I can see how an overachieving/motivated 11th grader (you) might think this, but it is neither what "reasonable" hiring managers expect or what the average student produces. Maybe the situation is different at top-10 colleges, but my experience is that maybe 10-15% of a cohort will have >= 1 side project upon graduation. Most students don't even bother learning languages outside of what's taught in class.
Startups have limited amount of funds to invest in their human resources so they will always be look for the best, the ones who take initiative, who goes all out to make something done right. I wouldn't give up hope just yet - start building something outside of what's formally required of you. Make an app, publish it, sell it and talk about it. You'll need to wear multiple hats in a startup so in addition to coding, if you can do the other stuff, you'll be a huge asset.
On the visa side of things- it can be difficult. While it isn't actually that difficult to sponsor someone for a visa, it does involve more work than hiring a 'normal' employee, and if a company hasn't done it before they may be reluctant to.
My recommendation is to take a job with a larger company to start with. Get the visa that will allow you to be in the US. Network, prove yourself in that environment, then transfer your visa to a smaller startup.

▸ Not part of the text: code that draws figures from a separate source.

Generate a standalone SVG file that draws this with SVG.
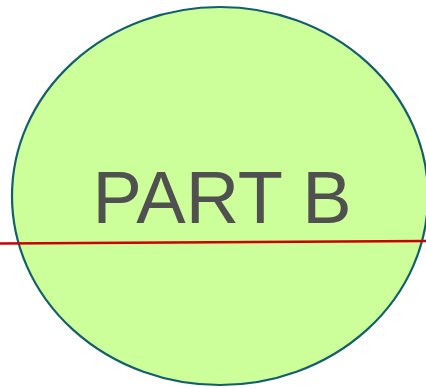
<svg xmlns="http://www.w3.org/2000/svg" width="426" height="388" viewBox="0 0 426 388">
<style>
.part{fill:#ccff99;stroke:#135f6b;stroke-width:2.2}
.lbl{font-family:"Liberation Sans",Arial,sans-serif;font-size:74px;fill:#505050}
.conn{stroke:#cc0000;stroke-width:2.5;fill:none}
</style>
<g id="partB">
<ellipse class="part" cx="220" cy="196" rx="208" ry="189"/>
<text class="lbl" x="222" y="223" text-anchor="middle">PART B</text>
</g>
<g id="connectors">
<line class="conn" x1="0" y1="243.5" x2="426" y2="241"/>
</g>
</svg>
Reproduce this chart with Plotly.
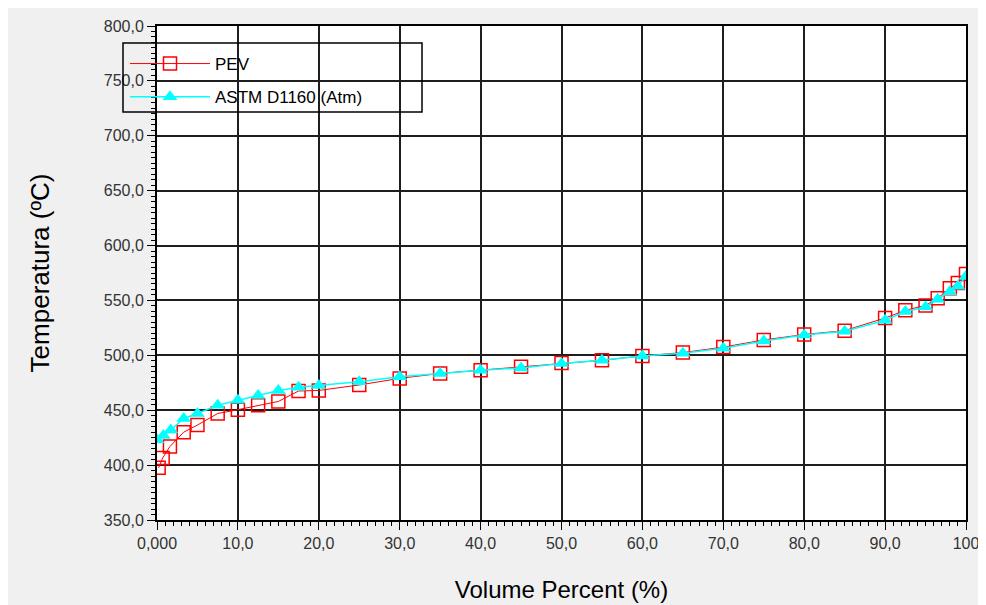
import plotly.graph_objects as go

# ---- data ----
pev_x = [0.2, 0.7, 1.6, 3.3, 5.0, 7.5, 10.0, 12.5, 15.0, 17.5, 20.0, 25.0, 30.0, 35.0, 40.0,
         45.0, 50.0, 55.0, 60.0, 65.0, 70.0, 75.0, 80.0, 85.0, 90.0, 92.5, 95.0, 96.5, 98.0, 99.0, 100.0]
pev_t = [397.5, 406.5, 417.0, 430.0, 436.5, 447.0, 450.5, 454.5, 458.0, 467.5, 468.0, 473.0, 479.0, 483.5, 486.5,
         489.5, 493.0, 495.5, 499.5, 502.5, 507.5, 514.0, 519.0, 522.5, 534.0, 541.0, 545.5, 552.0, 561.0, 566.0, 574.0]

astm_x = [0.0, 0.8, 1.7, 3.3, 5.0, 7.5, 10.0, 12.5, 15.0, 17.5, 20.0, 25.0, 30.0, 35.0, 40.0,
          45.0, 50.0, 55.0, 60.0, 65.0, 70.0, 75.0, 80.0, 85.0, 90.0, 92.5, 95.0, 96.5, 98.0, 99.0, 100.0]
astm_t = [423.0, 427.0, 432.0, 442.5, 447.0, 454.5, 459.0, 463.5, 468.0, 471.0, 472.5, 476.0, 480.5, 483.5, 486.5,
          488.5, 492.5, 495.5, 499.5, 502.0, 506.5, 513.0, 518.5, 522.0, 532.0, 540.0, 544.0, 551.0, 558.0, 563.0, 572.0]

x_tickvals = [0, 10, 20, 30, 40, 50, 60, 70, 80, 90, 100]
x_ticktext = ["0,000", "10,0", "20,0", "30,0", "40,0", "50,0", "60,0", "70,0", "80,0", "90,0", "100"]
y_tickvals = [350, 400, 450, 500, 550, 600, 650, 700, 750, 800]
y_ticktext = ["350,0", "400,0", "450,0", "500,0", "550,0", "600,0", "650,0", "700,0", "750,0", "800,0"]

FONT = "Liberation Sans, Arial, sans-serif"

fig = go.Figure()
fig.add_trace(go.Scatter(
    x=pev_x, y=pev_t, name="PEV", mode="lines+markers", legendgroup="a",
    line=dict(color="#ff0000", width=1),
    marker=dict(symbol="square-open", size=13, color="#ff0000", line=dict(width=1.5, color="#ff0000")),
))
fig.add_trace(go.Scatter(
    x=astm_x, y=astm_t, name="ASTM D1160 (Atm)", mode="lines+markers", legendgroup="b",
    line=dict(color="#00ffff", width=1.5),
    marker=dict(symbol="triangle-up", size=13, color="#00ffff", line=dict(width=0)),
))

# page body has an 8px margin, so figure coordinates = screen coordinates - 8
OFF = 8
W, H = 986 - OFF, 605 - OFF
L, T = 157 - OFF, 26 - OFF
pw, ph = 809, 494
R, B = W - L - pw, H - T - ph

def px_x(p):
    return (p - OFF - L) / pw

def px_y(p):
    return (T + ph - (p - OFF)) / ph

axis_common = dict(
    showline=True, linecolor="#000000", linewidth=2, mirror=True,
    showgrid=True, gridcolor="#1e1e1e", gridwidth=2,
    ticks="outside", ticklen=8, tickcolor="#000000", tickwidth=1,
    tickfont=dict(family=FONT, size=16, color="#333333"),
    zeroline=False, tickmode="array",
)

fig.update_xaxes(
    range=[0, 100], tickvals=x_tickvals, ticktext=x_ticktext,
    minor=dict(ticks="outside", ticklen=4, tick0=0, dtick=1, tickcolor="#000000", showgrid=False),
    title=dict(text="Volume Percent (%)", font=dict(family=FONT, size=24, color="#000000"), standoff=30),
    **axis_common,
)
fig.update_yaxes(
    range=[350, 800], tickvals=y_tickvals, ticktext=y_ticktext,
    minor=dict(ticks="outside", ticklen=4, tick0=350, dtick=5, tickcolor="#000000", showgrid=False),
    title=dict(text="Temperatura (ºC)", font=dict(family=FONT, size=26, color="#000000"), standoff=47),
    **axis_common,
)

fig.update_layout(
    width=W, height=H,
    margin=dict(l=L, r=R, t=T, b=B, autoexpand=False),
    paper_bgcolor="#f0f0f0", plot_bgcolor="#ffffff",
    showlegend=True,
    legend=dict(
        x=px_x(125), y=px_y(46), xanchor="left", yanchor="top",
        bgcolor="rgba(0,0,0,0)", borderwidth=0,
        font=dict(family=FONT, size=17, color="#000000"),
        itemwidth=80, traceorder="grouped", tracegroupgap=8,
    ),
    shapes=[
        dict(type="rect", xref="paper", yref="paper",
             x0=px_x(123), x1=px_x(422), y0=px_y(112), y1=px_y(43),
             line=dict(color="#000000", width=1.5), fillcolor="rgba(0,0,0,0)", layer="above"),
    ],
)

fig.write_html("out.html")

I was under the impression that visas are issued to the company - not to the person - and thus can't be transferred from company to company. Am I mistaken?
Why do you say "I doubt anyone would have me"? J1 visas aren't that difficult.
You can just try reaching out and talking with people, a lot of companies do office hours, you can schedule meetings with them through Skype or Google Hangouts.
I have been working on a platform (engager.io) to help companies and people to find place based on their preferences, we are in early stage, right now one of our features is precisely office hours, so you can schedule a meeting with someone from this companies. Right now we got a couple of companies from NYC, planning to add more and release new features soon.
For now it's a combination of factors. Weak programming skills + no driver's license is the gist of it. Both will likely be taken care of in six months, though.
This analysis is wrong. Or at least missing a lot of data.
I personally posted jobs from Edinburgh, Scotland on the Who's Hiring thread of the month (and ended up making two hires from it) in 2012. My most recent post on Who's Hiring was the number one voted post on that particular topic. Not sure how the data was collated, but it's not accurate.
Hi there, as mentioned in the post it only collected data on the top 25 startup hubs as identified by the Startup Genome Project (ok, and Amsterdam). Edinburgh is not on that list, so I didn't check for it. I did now: in total it's 3 since january 2012.
Note: not sure why, but the data does seem off from time to time. Manual Command-F for San Francisco for this month's hiring finds 26, while data.scan(htmlpage) finds 28...
There's definitely been more than three jobs listed for Edinburgh in January 2012. I'm in Edinburgh and was looking for work most of last year, so I was paying attention at the time!
Article commenters were surprised about the high London figures. Here in the UK, I've seen massive growth in the hacker community at the grassroots level. The Hacker News meetup (http://www.meetup.com/HNLondon/) was 20 people in a pub back in 2010. Now it's 400-500 hackers in a large auditorium every month. Google Campus in East London is full to bursting every day with people working on their own projects. It's pretty inspiring to be a techie "between jobs" here in London
It's interesting to see Melbourne and Sydney at the bottom of the top 25 list. I heard the other day that 20% of the Australian workforce is in IT -- more than the US and UK. So it seems we have a lot of non-startup IT companies (or, more likely, companies that don't identify that way or appear on HN)
Is Mountain View not considered? I would think it would be top 5. Maybe even #1. I just popped open a single who's hiring thread and found 14 mentions.